05 August 2020 1:00pm - 2:00pm

Venue

Phillipa Weeks Staff Library / Zoom

Contact

Research Office

Event description

‘Transparency’ and ‘accountability’ are much-touted values and/or processes of this ‘information age’. We erect mandatory reporting schemes – from environmental impact to corporate governance to workplace gender quotas to child safety – on the premise that these might engender internal organisational behavioural change and, externally, facilitate both transparency and accountability.

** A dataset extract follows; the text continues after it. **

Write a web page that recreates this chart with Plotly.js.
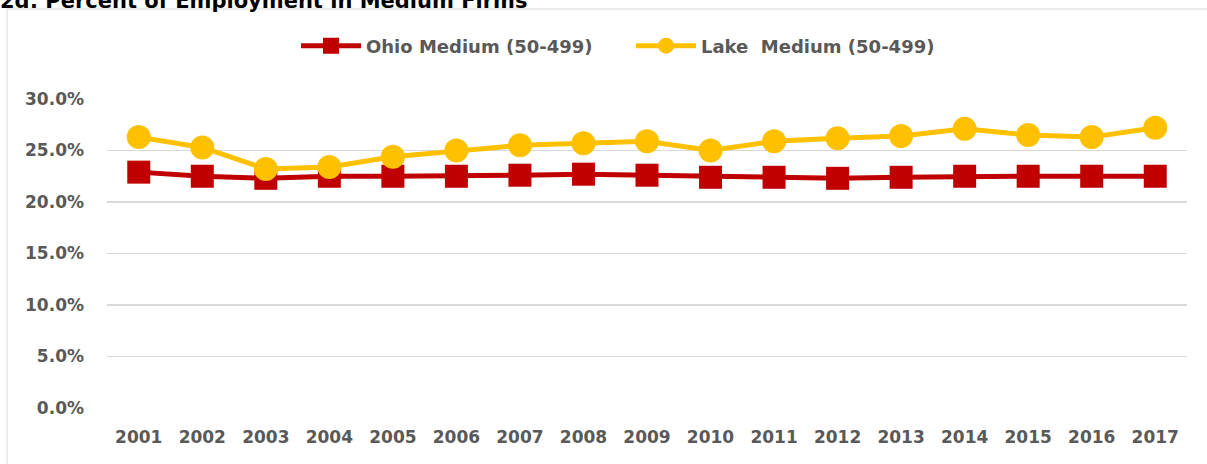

In this seminar, Dr Jolyon Ford explores some design assumptions behind the Modern Slavery Act 2018 (Cwth), Australia’s new non-punitive yet mandatory corporate reporting scheme on human rights risks in supply chains. Ford argues that schemes requiring the production of even more information into our data-saturated ‘audit society’ (Power 1999) – and associated rituals of verification – will not necessarily enable better decision-making, insight or oversight by external stakeholders. Ford argues that reporting may deliver a transparency paradox (too much information of doubtful utility) or transparency trap (reportees engage in narrow compliance-think, rather than solving problems) or transparency displacement (a scheme creates false reassurance and momentum for ‘truer’ transparency falls away). Ford will discuss his research agenda around how we conceptualise ‘transparency’ and ‘accountability’, how these relate to each other and to another concept (‘responsibility’), and under what conditions information-based schemes (mere reporting) might potentially help realise those values.

Speakers

Featured Speakers

Associate Professor Jolyon Ford
Associate Professor Jolyon Ford

Associate Professor Jolyon Ford re-joined the ANU as an Associate Professor in July 2015 from the UK, where he was an Associate Fellow of the Royal Institute for International Affairs, London (Chatham House) and a Research Associate of the Global Economic Governance programme at the University of Oxford's Blavatnik School of Government.